Cómo empecé a leer


Por MARCOS AGUINIS

La lectura y los recuerdos de infancia se parecen. En los dos casos, de forma indeleble quedan fijados muchos fragmentos. Pero esos fragmentos contienen suficiente flexibilidad para adaptarse al tiempo presente. Al releer un texto conocido surgen diferencias con lo que nos garantizaba la memoria. Al evocar el pasado con otro testigo de la misma escena, cambian los colores.

Son innumerables los libros que fatigué con ojos ávidos. Son fuertes los recuerdos que no se me borran.

Comencé a vincularme con la lectura al aprender las primeras letras en casa de una maestra llamada Doña María. Vivíamos en Cruz del Eje, al noroeste de la provincia de Córdoba. En esa época recién se ingresaba a la escuela primaria con seis años de edad. No había Jardín de Infantes. Doña María enseñaba en su galería cubierta por un techo de cinc, sobre cuyo borde colgaban glicinas que recuerdo muy azules. Éramos varios estudiantes de diversas edades sentados en torno a una gran mesa de madera grisácea sin mantel. La mayoría recibía lecciones para superar sus dificultades en la escuela. Me parece que yo era el único al que ella enseñaba a trazar palotes. Las primeras hojas de mi cuaderno mostraban una desvergonzada torpeza. Las volvía a mirar una y otra vez para cerciorarme de mis progresos. Hasta que esa mujer de cabellos blancos atados a la nuca me enseñó que cada sonido podía ser dibujado y luego identificado mediante trazos específicos. Por eso a la “m” le decía “mmmm”, no “eme”. Tanto me impresionó el descubrimiento que lo mostré a mis padres. Ellos sonrieron y pusieron delante de mí libros y periódicos que apoyaban esa revelación.

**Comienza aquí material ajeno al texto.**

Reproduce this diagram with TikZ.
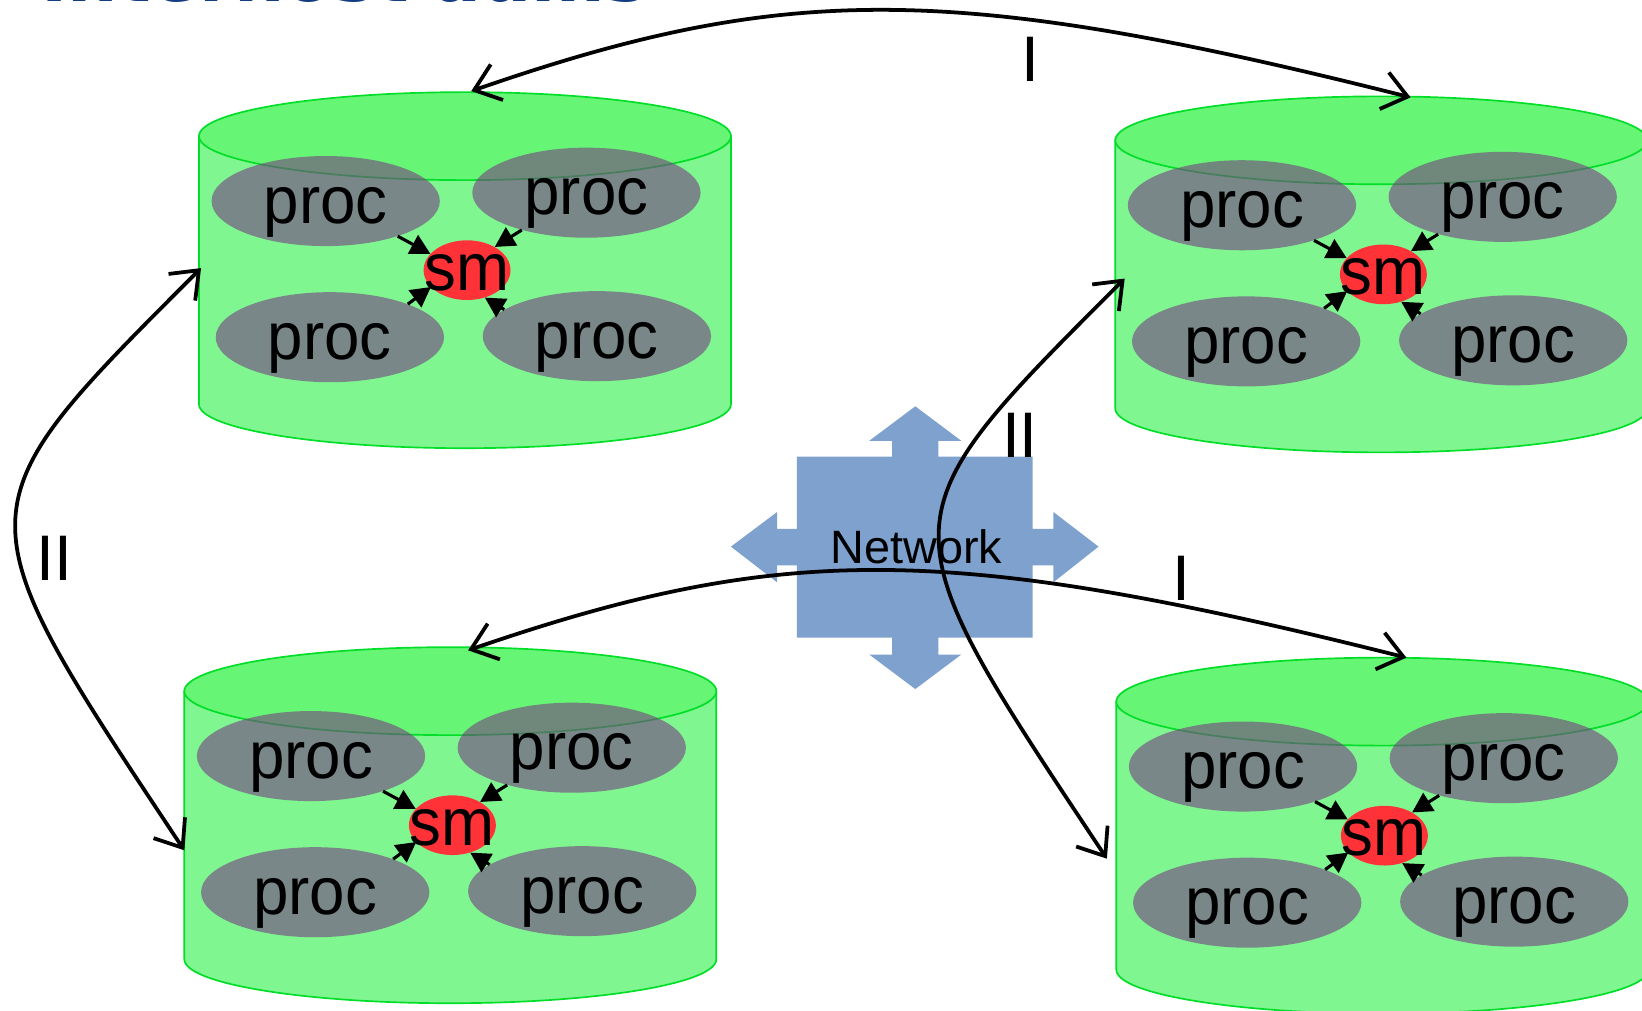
\documentclass[tikz,border=0pt]{standalone}
\usepackage{fontspec}
\setmainfont{Liberation Sans}
\newfontfamily\titlefont{DejaVu Sans}
\usetikzlibrary{shapes.geometric,arrows.meta}

\definecolor{bodygreen}{RGB}{128,246,145}
\definecolor{topgreen}{RGB}{102,245,117}
\definecolor{rimgreen}{RGB}{0,222,40}
\definecolor{procgray}{RGB}{119,62,130}
\definecolor{smred}{RGB}{255,50,56}
\definecolor{netblue}{RGB}{127,161,206}
\definecolor{titleblue}{RGB}{20,60,130}

% text placed on a zero-size box, baseline lowered by #1 below the node centre
\newcommand\blobtext[2]{\makebox[0pt]{\raisebox{-#1pt}[0pt][0pt]{\scalebox{0.95}[1]{#2}}}}

\tikzset{
  cylbody/.style={fill=bodygreen, draw=rimgreen, line width=1.6pt},
  cyltop/.style={fill=topgreen, draw=rimgreen, line width=1.6pt},
  proc/.style={ellipse, fill=procgray, fill opacity=0.6, text opacity=1,
    minimum width=218pt, minimum height=86pt, inner sep=0pt,
    font=\fontsize{64pt}{70pt}\selectfont},
  smblob/.style={ellipse, fill=smred, minimum width=83pt, minimum height=57pt,
    inner sep=0pt, font=\fontsize{64pt}{70pt}\selectfont},
  smarrow/.style={line width=3pt, -{Triangle[length=19pt,width=20pt]}},
  link/.style={line width=3.6pt,
    {Straight Barb[length=23pt,width=36pt]}-{Straight Barb[length=23pt,width=36pt]}},
  lbl/.style={inner sep=0pt, font=\fontsize{61.5pt}{66pt}\selectfont},
  % one host: a cylinder holding four processes around a shared-memory segment
  host/.pic={
    \filldraw[cylbody] (0,42) -- (0,298)
      arc[start angle=180, end angle=0, x radius=254, y radius=42]
      -- (508,42) -- cycle;
    \filldraw[cyltop] (254,42) ellipse[x radius=254, y radius=42];
    \node[proc] (-tl) at (121,104) {\blobtext{21}{proc}};
    \node[proc] (-tr) at (370,96)  {\blobtext{21}{proc}};
    \node[proc] (-bl) at (125,234) {\blobtext{21}{proc}};
    \node[proc] (-br) at (380,233) {\blobtext{21}{proc}};
    \node[smblob] (-sm) at (256,170) {\blobtext{19}{sm}};
    \draw[smarrow] (-tl.-26) -- (-sm.156);
    \draw[smarrow] (-tr.210) -- (-sm.40);
    \draw[smarrow] (-bl.23)  -- (-sm.205);
    \draw[smarrow] (-br.164) -- (-sm.-57);
  }
}

\begin{document}
\begin{tikzpicture}[x=1pt, y=-1pt]
\useasboundingbox (0,0) rectangle (1568,965);
\clip (0,0) rectangle (1568,965);

% slide title, mostly above the visible area
\node[anchor=base west, inner sep=0pt, text=titleblue,
  font=\titlefont\bfseries\fontsize{67.5pt}{70pt}\selectfont]
  (title) at (39,1.5) {Interhost aums};

% four hosts
\pic (hA) at (190,88)   {host};
\pic (hB) at (1065,92)  {host};
\pic (hC) at (176,618)  {host};
\pic (hD) at (1066,628) {host};

% network: four-way arrow
\fill[netblue] (874,388) -- (918,421) -- (896,421) -- (896,436) -- (986,436)
  -- (986,505) -- (1006,505) -- (1006,489) -- (1049,522) -- (1006,556)
  -- (1006,540) -- (986,540) -- (986,609) -- (896,609) -- (896,625)
  -- (918,625) -- (874,658) -- (830,625) -- (852,625) -- (852,609)
  -- (761,609) -- (761,540) -- (742,540) -- (742,556) -- (698,522)
  -- (742,489) -- (742,505) -- (761,505) -- (761,436) -- (852,436)
  -- (852,421) -- (830,421) -- cycle;
\node[anchor=base, inner sep=0pt, font=\fontsize{44.7pt}{50pt}\selectfont]
  (net) at (875,538) {Network};

% attachment points of the links on the hosts
\coordinate (pA1) at (450,87);
\coordinate (pB1) at (1347,93);
\coordinate (pC1) at (447,621);
\coordinate (pD1) at (1343,628);
\coordinate (pA2) at (192,256);
\coordinate (pC2) at (176,812);
\coordinate (pB2) at (1074,266);
\coordinate (pD2) at (1057,820);

% links between hosts
\draw[link] (pA1) .. controls (750,-17) and (910,-17) .. (pB1);
\draw[link] (pC1) .. controls (747,518) and (905,518) .. (pD1);
\draw[link] (pA2) .. controls (-41,489) and (-41,485) .. (pC2);
\draw[link] (pB2) .. controls (841,499) and (841,495) .. (pD2);

% link labels
\node[lbl] (l1) at (984,57)   {I};
\node[lbl] (l2) at (1128,552) {I};
\node[lbl] (l3) at (52,533)   {II};
\node[lbl] (l4) at (974,416)  {II};
\end{tikzpicture}
\end{document}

Pero después me negaba a leer. Una impaciencia exagerada me hacía abandonar el esfuerzo. Mi madre era una persona a quien no la asustaba ningún esfuerzo, y menos si debía aplicarse para la conquista de la cultura. Derroté su esmero y una tarde dijo que me llevaría a la Biblioteca Pública. ¿La qué…? La Biblioteca Pública que hacía medianera con nuestra casa. No entendí y fui arrastrado de la mano, por no decir de las orejas.

Éramos muy pobres y papá realizaba sus trabajos de “cuéntenik” con un sulky tirado por un hermoso caballo negro bautizado Negrito (invirtió poca imaginación). El corral estaba junto a la medianera de esa Biblioteca. Yo ayudaba en abrir los fardos de alfalfa y acomodarlos en un cajón. También a llenar su cubo de agua. Me divertía recoger el guano con una pala y cubrir con tierra los charcos de orina. El fuerte olor del corral y su penumbra me daban un inexplicable placer.

Cuando ingresé a la Biblioteca junto a mi madre, me pareció haber cambiado de mundo. Paredes tapizadas con enjoyados lomos de libros sobre los cuales se cerraban grandes ventanas de cristal. Pisos de mosaicos brillantes. Mesas de dos aguas para los diarios. Una enorme mesa horizontal cargada de revistas. Y el escritorio de la Señorita Britos. Mamá me presentó, ella sonrió con ternura y enseguida me invitó a tomar asiento mientras me entregaba revistas con ilustraciones infantiles. Su técnica fue simple. Me entusiasmó con las historietas y luego con breves aventuras, cada vez menos cortas, hasta que recalé en autores que no podía abandonar. Entre los seis y catorce años, cuando nos mudamos a la ciudad de Córdoba, cometí la gesta de devorar casi todas las maravillas de ese santuario. Le debo más de lo que me atrevo a confesar. 

La Biblioteca se llamaba Jorge Newbery. Un amigo descubrió la razón de ese nombre: se trataba de una Biblioteca de “alto vuelo” –dijo-, por lo menos para vos.   

En esa Biblioteca descubrí ilustraciones sobre la gesta de Moisés. Lo veía alzando su largo bastón para abrir las aguas del Mar Rojo y luego bajando del monte Sinaí con dos tablas de piedra con breves inscripciones. Despertaron mi curiosidad y pedí una historia más completa. La Señorita Britos buscó en una sección y me trajo un volumen ilustrado de la Biblia. Fue mi primer ingreso a esa infinita joyería que ofrecen sus variados libros. Después todo fue más fácil, atractivo, seductor. Exploré historias y leyendas, anécdotas y enseñanzas. Se abrió mi cabeza como los tentáculos de un pulpo, decidido a comerse el mundo.